Our new paper, “Unification of Quantum Formalisms Through VERSF and RAL,” offers an answer.
At its heart, the paper proposes something revolutionary yet elegant: that quantum mechanics emerges from the universe’s attempt to manage entropy at its deepest boundary—the interface between the world we observe and an underlying, perfectly ordered “void.” In this picture, particles aren’t solid objects or abstract probabilities; they’re tiny wrinkles in that boundary, constantly adjusting to maintain equilibrium between order and disorder. Quantum superposition, interference, and measurement all turn out to be different expressions of how these wrinkles redistribute entropy.
This isn’t metaphysics—it’s physics, built from the same principles that govern thermodynamics and information theory. When the framework is simulated computationally, it reproduces quantum mechanics exactly, and predicts subtle corrections that could soon be tested on real quantum computers.
To turn this concept into mathematics, the paper uses a new computational grammar called Resonant Assembly Language (RAL). RAL breaks the quantum world into four basic operations—DRIFT, RES, SYNC, and DEC—that describe how information flows and stabilizes at the boundary of existence. It’s like discovering the machine code that reality uses to run quantum algorithms.
When we simulate these operations, we find that Feynman’s path integrals, Hamiltonian dynamics, and modern quantum algorithms are all different dialects of the same underlying language. The implications are profound: quantum physics, thermodynamics, and computation may be three faces of a single entropic law of nature.
Unlike most speculative theories of everything, VERSF is falsifiable. The paper outlines three concrete experiments—each possible on today’s IBM or IonQ hardware—that could confirm or refute its predictions.

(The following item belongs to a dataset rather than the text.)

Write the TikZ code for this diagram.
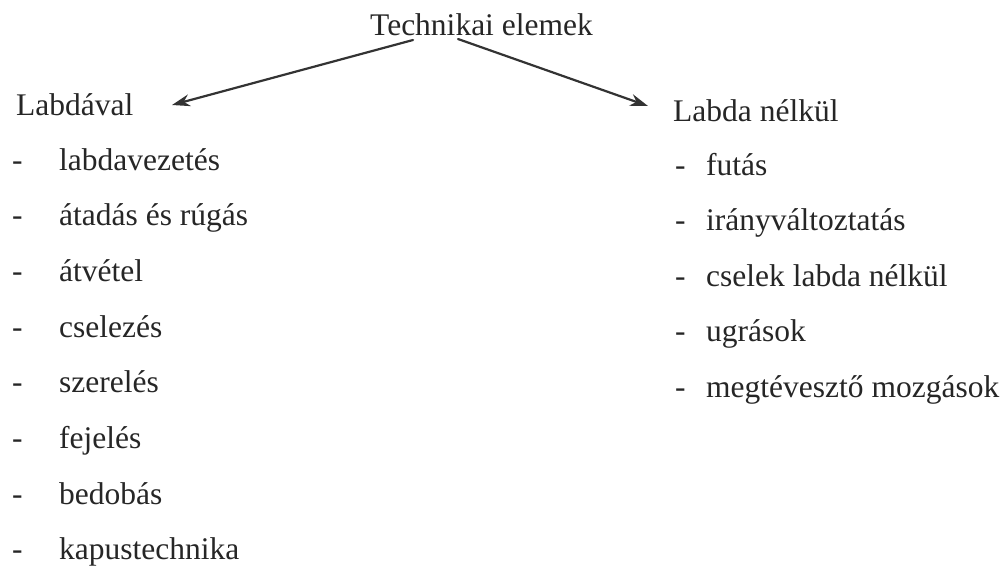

These tests look for geometry-dependent phase shifts, entropy-driven measurement timing, and a unique √M scaling law that no other framework predicts. If confirmed, these effects would mean the universe literally performs entropy bookkeeping—a process that could unite quantum physics with gravity and information theory under one principle. If VERSF is right, quantum mechanics isn’t the foundation of reality—it’s the visible surface of something even deeper. It would mean that spacetime, energy, and matter all emerge from the same entropic dance between the universe and the void.